Speaker
Description
In order to comprehend the catalytic performance of metal nanostructures, their dynamic nature and response to the environment must be taken into consideration. The working state of a nanocatalyst might not be the state in which the catalyst was prepared, but a structural and/or chemical isomer that adapted to the particular reaction conditions. Furthermore, deactivation phenomena taking place under reaction conditions can only be understood, and ultimately prevented, if sufficient information is available on the catalyst morphology, structure, chemical state, and surface composition while at work.
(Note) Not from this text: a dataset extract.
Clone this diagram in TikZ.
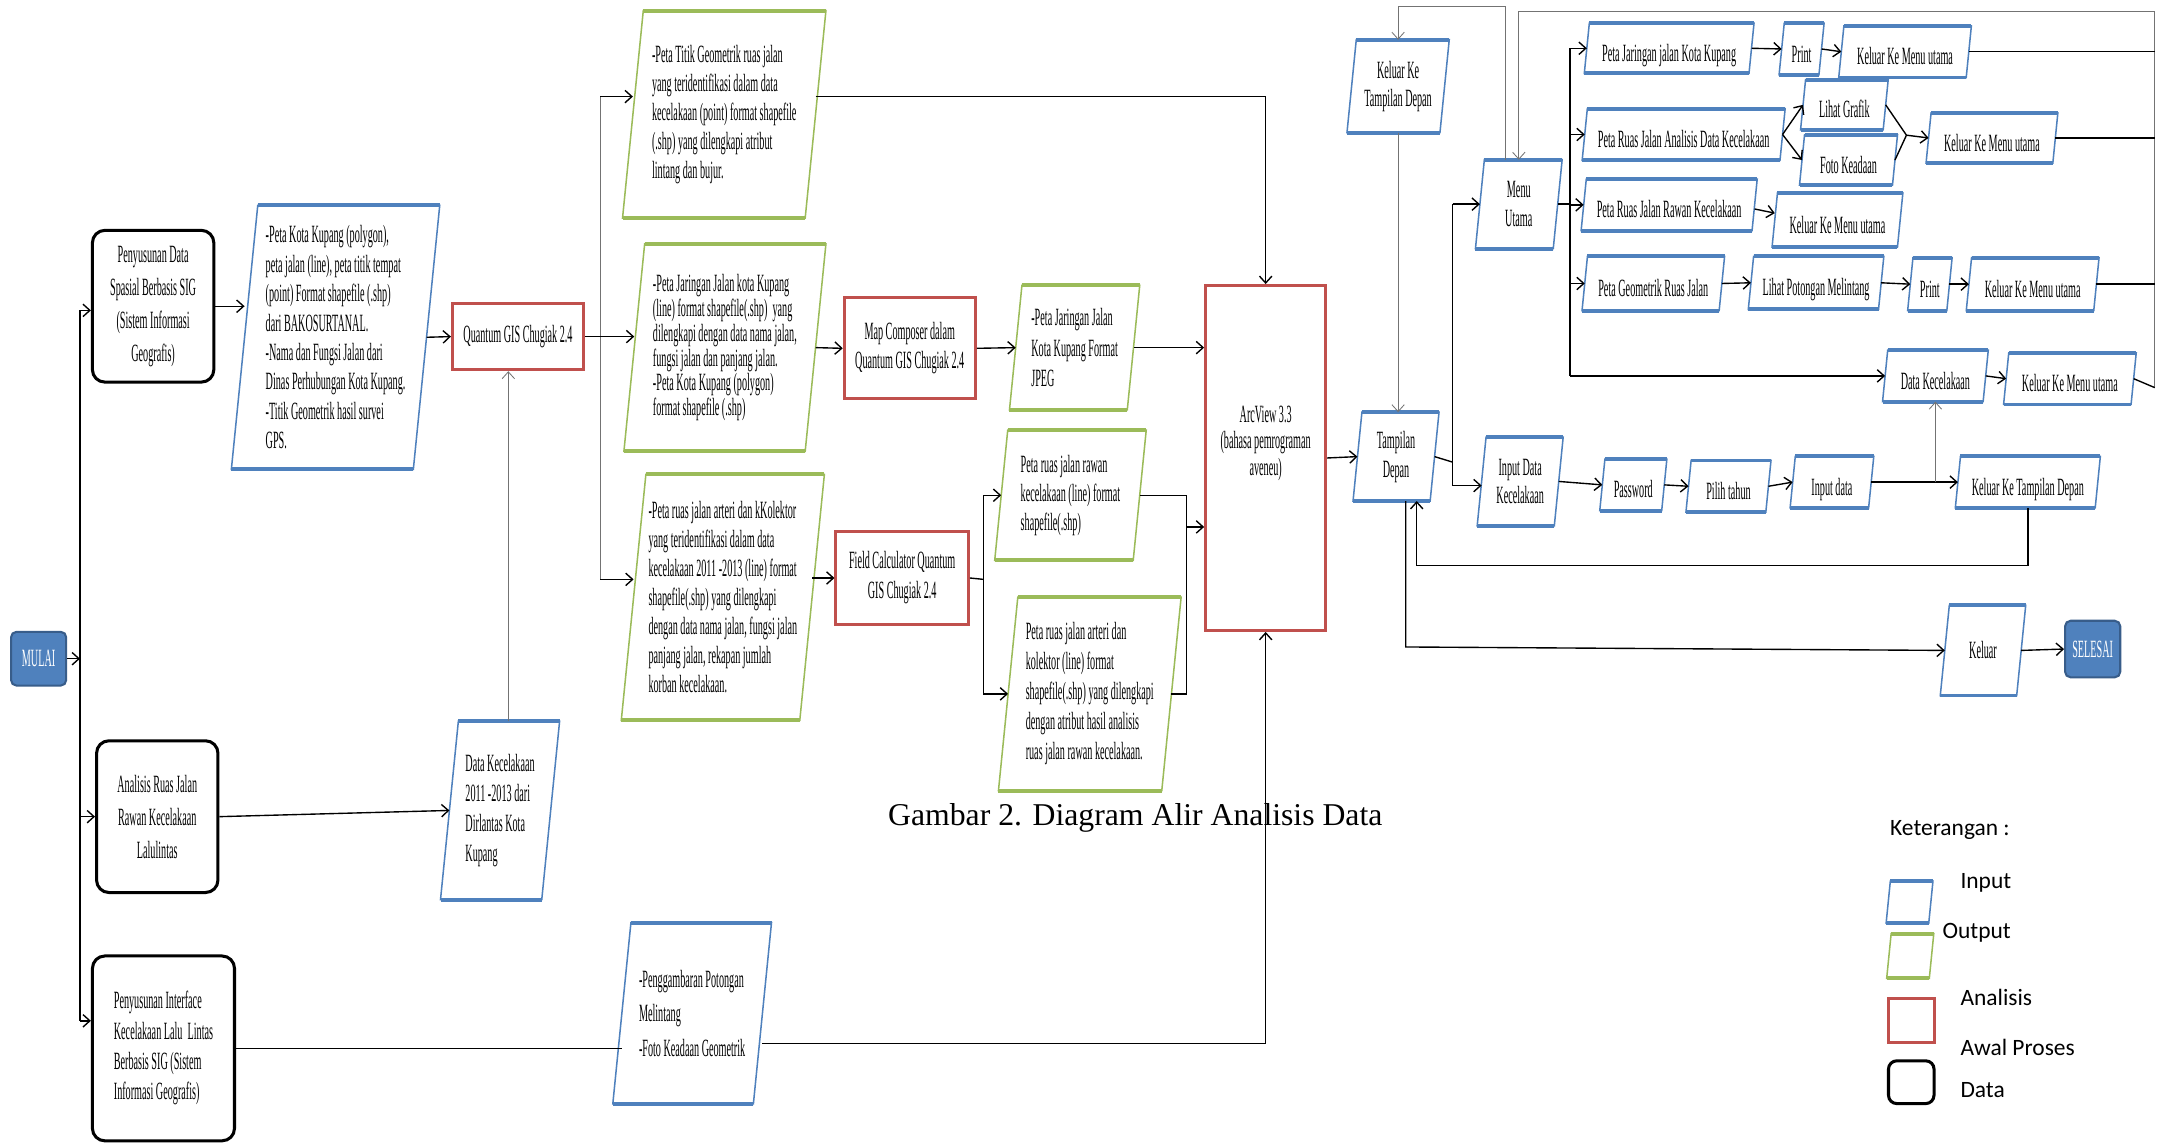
\documentclass[tikz,border=0pt]{standalone}
\usepackage{fontspec}
\usetikzlibrary{calc,arrows.meta}
\setmainfont{Liberation Serif}
\newfontfamily\boxfont[FakeStretch=0.41]{Liberation Serif}
\newfontfamily\legfont{Carlito}
\definecolor{inblue}{RGB}{79,129,189}
\definecolor{darkblue}{RGB}{56,93,138}
\definecolor{outgreen}{RGB}{155,187,89}
\definecolor{anred}{RGB}{192,80,77}
\newcommand{\paraframe}[2]{%
  \draw[#2, line width=1.1pt]
    let \p1=(#1.north west), \p2=(#1.south east), \n1={0.05*(\y1-\y2)} in
    (\x1+\n1,\y1) -- (\x2+\n1,\y1) -- (\x2-\n1,\y2) -- (\x1-\n1,\y2) -- cycle;
  \draw[#2, line width=2.8pt]
    let \p1=(#1.north west), \p2=(#1.south east), \n1={0.05*(\y1-\y2)} in
    (\x1+\n1,\y1) -- (\x2+\n1,\y1) (\x2-\n1,\y2) -- (\x1-\n1,\y2);
}

\begin{document}
\begin{tikzpicture}[x=1pt, y=-1pt, >={Straight Barb[length=5pt,width=9pt]},
    every node/.style={font=\boxfont\fontsize{18}{21}\selectfont, inner sep=2pt, align=center},
    ls/.style={font=\boxfont\fontsize{18}{#1}\selectfont},
    sz/.style 2 args={minimum width=#1pt, minimum height=#2pt},
    onerow/.style={text height=23pt, text depth=4pt},
    startbox/.style={fill=inblue, draw=darkblue, line width=1.5pt, rounded corners=4pt, text=white},
    databox/.style={draw, line width=2.2pt, rounded corners=9pt},
    anbox/.style={draw=anred, line width=2.2pt},
    conn/.style={line width=1pt},
    faint/.style={draw=black!55, line width=0.6pt},
    legtext/.style={font=\legfont\fontsize{17}{20}\selectfont, anchor=west, inner sep=0pt}]
    \path[use as bounding box, fill=white] (0,0) rectangle (1568,829);

    \node[startbox, sz={40}{39}] (mulai) at (28,477.5) {MULAI};
    \node[databox, sz={88}{110}, ls=24] (susun) at (111,222) {Penyusunan Data\\Spasial Berbasis SIG\\(Sistem Informasi\\Geografis)};
    \node[databox, sz={88}{110}, ls=24] (analisis) at (114,592) {Analisis Ruas Jalan\\Rawan Kecelakaan\\Lalulintas};
    \node[databox, sz={103}{134}, ls=22, align=left] (iface) at (118.5,760) {Penyusunan Interface\\Kecelakaan Lalu\ \ Lintas\\Berbasis SIG (Sistem\\Informasi Geografis)};
    \node[sz={131.5}{191}, ls=21.3, align=left] (pkk) at (243.25,244.5) {-Peta Kota Kupang (polygon),\\peta jalan (line), peta titik tempat\\(point) Format shapefile (.shp)\\dari BAKOSURTANAL.\\-Nama dan Fungsi Jalan dari\\Dinas Perhubungan Kota Kupang.\\-Titik Geometrik hasil survei\\GPS.};
    \node[anbox, sz={95}{48}] (qgis) at (375.5,244) {Quantum GIS Chugiak 2.4};
    \node[sz={73}{129}, ls=21.8, align=left] (dkec) at (362.5,587.5) {Data Kecelakaan\\2011 -2013 dari\\Dirlantas Kota\\Kupang};
    \node[sz={101.5}{131}, ls=25, align=left] (pgamb) at (501.75,734.5) {-Penggambaran Potongan\\Melintang\\-Foto Keadaan Geometrik};
    \node[sz={132}{150}, align=left] (titik) at (525,83) {-Peta Titik Geometrik ruas jalan\\yang teridentifikasi dalam data\\kecelakaan (point) format shapefile\\(.shp) yang dilengkapi atribut\\lintang dan bujur.};
    \node[sz={131}{150}, ls=18, align=left] (jar) at (525.5,252) {-Peta Jaringan Jalan kota Kupang\\(line) format shapefile(.shp)\ \ yang\\dilengkapi dengan data nama jalan,\\fungsi jalan dan panjang jalan.\\-Peta Kota Kupang (polygon)\\format shapefile (.shp)};
    \node[sz={129}{178}, align=left] (rute) at (524,433) {-Peta ruas jalan arteri dan kKolektor\\yang teridentifikasi dalam data\\kecelakaan 2011 -2013 (line) format\\shapefile(.shp) yang dilengkapi\\dengan data nama jalan, fungsi jalan\\panjang jalan, rekapan jumlah\\korban kecelakaan.};
    \node[anbox, sz={95}{73}] (mapc) at (659.5,252.5) {Map Composer dalam\\Quantum GIS Chugiak 2.4};
    \node[sz={85}{90}, ls=22, align=left] (jpeg) at (779,252) {-Peta Jaringan Jalan\\Kota Kupang Format\\JPEG};
    \node[anbox, sz={96}{68}, ls=21.8] (fcalc) at (654,419) {Field Calculator Quantum\\GIS Chugiak 2.4};
    \node[sz={100}{94}, align=left] (rawan) at (776,359) {Peta ruas jalan rawan\\kecelakaan (line) format\\shapefile(.shp)};
    \node[sz={118}{140}, ls=21.7, align=left] (arkol) at (790,503) {Peta ruas jalan arteri dan\\kolektor (line) format\\shapefile(.shp) yang dilengkapi\\dengan atribut hasil analisis\\ruas jalan rawan kecelakaan.};
    \node[anbox, sz={87}{250}, ls=19] (arcview) at (917.5,332) {ArcView 3.3\\(bahasa pemrograman\\aveneu)\\[6pt]\mbox{}};
    \node[font=\fontsize{23}{27}\selectfont] (caption) at (823,593) {Gambar 2. Diagram Alir Analisis Data};

    \node[sz={55.5}{64}] (tdepan) at (1012,331) {Tampilan\\Depan};
    \node[sz={67}{67}, ls=20.5] (kkdepan) at (1013.5,62.5) {Keluar Ke\\Tampilan Depan};
    \node[sz={56}{64}] (menu) at (1101,148) {Menu\\Utama};
    \node[onerow, sz={119}{36}] (jln) at (1210,35) {Peta Jaringan jalan Kota Kupang};
    \node[onerow, sz={28.5}{37}] (print1) at (1306,35.5) {Print};
    \node[onerow, sz={92}{37}] (kmu1) at (1381,37.5) {Keluar Ke Menu utama};
    \node[onerow, sz={143}{37}] (anl) at (1220.5,97.5) {Peta Ruas Jalan Analisis Data Kecelakaan};
    \node[onerow, sz={59.5}{36}] (grafik) at (1337,76) {Lihat Grafik};
    \node[onerow, sz={67}{36}] (foto) at (1340,116) {Foto Keadaan};
    \node[onerow, sz={91.5}{36}] (kmu2) at (1444,100) {Keluar Ke Menu utama};
    \node[onerow, sz={123.5}{37}] (rwn) at (1210,148.5) {Peta Ruas Jalan Rawan Kecelakaan};
    \node[onerow, sz={90.5}{39}] (kmu3) at (1332,159.5) {Keluar Ke Menu utama};
    \node[onerow, sz={99}{39}] (geo) at (1198.5,205.5) {Peta Geometrik Ruas Jalan};
    \node[onerow, sz={94}{38}] (potong) at (1316.5,205) {Lihat Potongan Melintang};
    \node[onerow, sz={28}{38}] (print2) at (1399,206) {Print};
    \node[onerow, sz={92}{38}] (kmu4) at (1473.5,206) {Keluar Ke Menu utama};
    \node[onerow, sz={72.5}{37}] (dkr) at (1403,272.5) {Data Kecelakaan};
    \node[onerow, sz={92}{37}] (kmu5) at (1500.5,274.5) {Keluar Ke Menu utama};
    \node[sz={55.5}{64}, ls=20.5] (idk) at (1102,349) {Input Data\\Kecelakaan};
    \node[onerow, sz={44.5}{37}] (pwd) at (1184,351.5) {Password};
    \node[onerow, sz={57.5}{37}] (tahun) at (1253,352.5) {Pilih tahun};
    \node[onerow, sz={56.5}{37}] (inp) at (1328,349.5) {Input data};
    \node[onerow, sz={101}{37}] (kktd) at (1470,349.5) {Keluar Ke Tampilan Depan};
    \node[sz={55}{65}] (keluar) at (1437.5,471.5) {Keluar};
    \node[startbox, sz={40}{41}] (selesai) at (1517,470.5) {SELESAI};

    \node[legtext] (ketlbl) at (1370,602) {Keterangan :};
    \node[sz={30.5}{30}] (lin) at (1384.25,654) {};
    \node[sz={30.5}{32}] (lout) at (1384.75,693) {};
    \node[anbox, sz={33}{32}] (lan) at (1385.5,740) {};
    \node[databox, sz={33}{31}, rounded corners=6pt] (ldat) at (1385.5,784.5) {};
    \node[legtext] (linlbl) at (1421,640) {Input};
    \node[legtext] (loutlbl) at (1408,676) {Output};
    \node[legtext] (lanlbl) at (1421,723) {Analisis};
    \node[legtext] (lawal) at (1421,759) {Awal Proses};
    \node[legtext] (ldatlbl) at (1421,790) {Data};

    \foreach \k in {pkk,dkec,pgamb,tdepan,kkdepan,menu,jln,print1,kmu1,anl,grafik,foto,kmu2,rwn,kmu3,geo,potong,print2,kmu4,dkr,kmu5,idk,pwd,tahun,inp,kktd,keluar,lin} {\paraframe{\k}{inblue}}
    \foreach \k in {titik,jar,rute,jpeg,rawan,arkol,lout} {\paraframe{\k}{outgreen}}

    \coordinate (tktop) at (58,225);
    \coordinate (tkbot) at (58,740);
    \draw[conn] (tktop) -- (tkbot);
    \draw[conn,->] (mulai) -- (mulai -| tktop);
    \draw[conn,->] (tktop) -- (tktop -| susun.west);
    \draw[conn,->] (tktop |- analisis) -- (analisis);
    \draw[conn,->] (tkbot) -- (tkbot -| iface.west);
    \draw[conn,->] (susun) -- (susun -| pkk.west);
    \draw[conn,->] (pkk.east) -- (qgis.west);
    \draw[faint,->] ([xshift=6pt]dkec.north) -- ([xshift=6pt]dkec.north |- qgis.south);
    \draw[conn,->] (analisis.east) -- (dkec.west);
    \draw[conn] (iface.east) -- (iface.east -| pgamb.west);
    \draw[conn,->] ($(pgamb.east)+(0,22)$) -| (arcview.south);

    \coordinate (qbr) at (435,244);
    \draw[conn] (qgis.east) -- (qbr);
    \draw[faint] ($(qbr |- titik.west)+(0,-13)$) -- ($(qbr |- rute.west)+(0,-13)$);
    \draw[conn,->] ($(qbr |- titik.west)+(0,-13)$) -- ($(titik.west)+(0,-13)$);
    \draw[conn,->] (qbr) -- (qbr -| jar.west);
    \draw[conn,->] ($(qbr |- rute.west)+(0,-13)$) -- ($(rute.west)+(0,-13)$);
    \draw[conn,->] ($(titik.east)+(0,-13)$) -| (arcview.north);
    \draw[conn,->] (jar.east) -- (mapc.west);
    \draw[conn,->] (mapc.east) -- (jpeg.west);
    \draw[conn,->] (jpeg.east) -- (jpeg.east -| arcview.west);
    \draw[conn,->] ($(rute.east)+(0,-14)$) -- (fcalc.west);
    \coordinate (fbr) at (713,420);
    \draw[conn] (fcalc.east) -- (fbr);
    \draw[conn,->] (fbr) |- (rawan.west);
    \draw[conn,->] (fbr) |- (arkol.west);
    \coordinate (mbr) at (860,382);
    \draw[conn] (rawan.east) -| (mbr);
    \draw[conn] (arkol.east) -| (mbr);
    \draw[conn,->] (mbr) -- (mbr -| arcview.west);
    \draw[conn,->] (arcview.east) -- (tdepan.west);

    \draw[faint,->] (kkdepan.south) -- (kkdepan.south |- tdepan.north);
    \coordinate (ktop) at (1013.5,5);
    \draw[faint,->] ($(menu.north)+(-10,0)$) |- (ktop) -- (kkdepan.north);
    \coordinate (rtop) at (1562,8);
    \coordinate (rbot) at (1562,281);
    \draw[faint] (rtop) -- (rbot);
    \draw[faint,->] (rtop) -| (menu.north);
    \draw[conn] (kmu1.east) -- (kmu1.east -| rtop);
    \draw[conn] (kmu2.east) -- (kmu2.east -| rtop);
    \draw[conn] (kmu4.east) -- (kmu4.east -| rtop);
    \draw[conn] (kmu5.east) -- (rbot);

    \coordinate (tbr) at (1053,335);
    \draw[conn] (tdepan.east) -- (tbr);
    \draw[conn] (tbr |- menu.west) -- ($(tbr |- idk.west)+(0,3)$);
    \draw[conn,->] (tbr |- menu.west) -- (menu.west);
    \draw[conn,->] ($(tbr |- idk.west)+(0,3)$) -- ($(idk.west)+(0,3)$);
    \coordinate (mbr2) at (1138,148);
    \draw[conn] (menu.east) -- (mbr2);
    \draw[conn] (mbr2 |- jln.west) -- (mbr2 |- dkr.west);
    \foreach \k in {jln,anl,rwn,geo,dkr} {\draw[conn,->] (mbr2 |- \k.west) -- (\k.west);}
    \draw[conn,->] (jln.east) -- (print1.west);
    \draw[conn,->] (print1.east) -- (kmu1.west);
    \draw[conn,->] (anl.east) -- (grafik.west);
    \draw[conn,->] (anl.east) -- (foto.west);
    \coordinate (gm) at (1382,98);
    \draw[conn] (grafik.east) -- (gm) -- (foto.east);
    \draw[conn,->] (gm) -- (kmu2.west);
    \draw[conn,->] ($(rwn.east)+(0,3)$) -- ($(kmu3.west)+(0,-5)$);
    \draw[conn,->] (geo.east) -- (potong.west);
    \draw[conn,->] (potong.east) -- (print2.west);
    \draw[conn,->] (print2.east) -- (kmu4.west);
    \draw[conn,->] (dkr.east) -- (kmu5.west);
    \draw[conn,->] (idk.east) -- (pwd.west);
    \draw[conn,->] (pwd.east) -- (tahun.west);
    \draw[conn,->] (tahun.east) -- (inp.west);
    \draw[conn,->] (inp.east) -- (kktd.west);
    \draw[faint,->] (inp.east -| dkr.south) -- (dkr.south);
    \coordinate (rt) at (1027,410);
    \draw[conn,->] (kktd.south) |- (rt) -- (rt |- tdepan.south);
    \coordinate (kl) at (1019,469);
    \draw[conn,->] (kl |- tdepan.south) -- (kl) -- (keluar.west);
    \draw[conn,->] (keluar.east) -- (selesai.west);
\end{tikzpicture}
\end{document}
I will first describe novel approaches for the synthesis of size- and shape-controlled nanoparticle catalysts (Cu2O, Cu, Cu-M (M=Zn, Ni, Ga), NiGa and FeOx NPs). Subsequently, I will illustrate how to follow the evolution of their morphology and surface composition under different gaseous and liquid environments in the course of a catalytic reaction. Examples will be given regarding the dynamic transformations of the former nanocatalysts during the hydrogenation and the electrochemical reduction of CO2 via NAP-XPS and other complementary techniques such as XAS, or NAP-STM. Emphasis will be given to elucidating the role of the nanoparticle size, shape, composition, chemical state and support of the catalysts in their activity, selectivity and durability.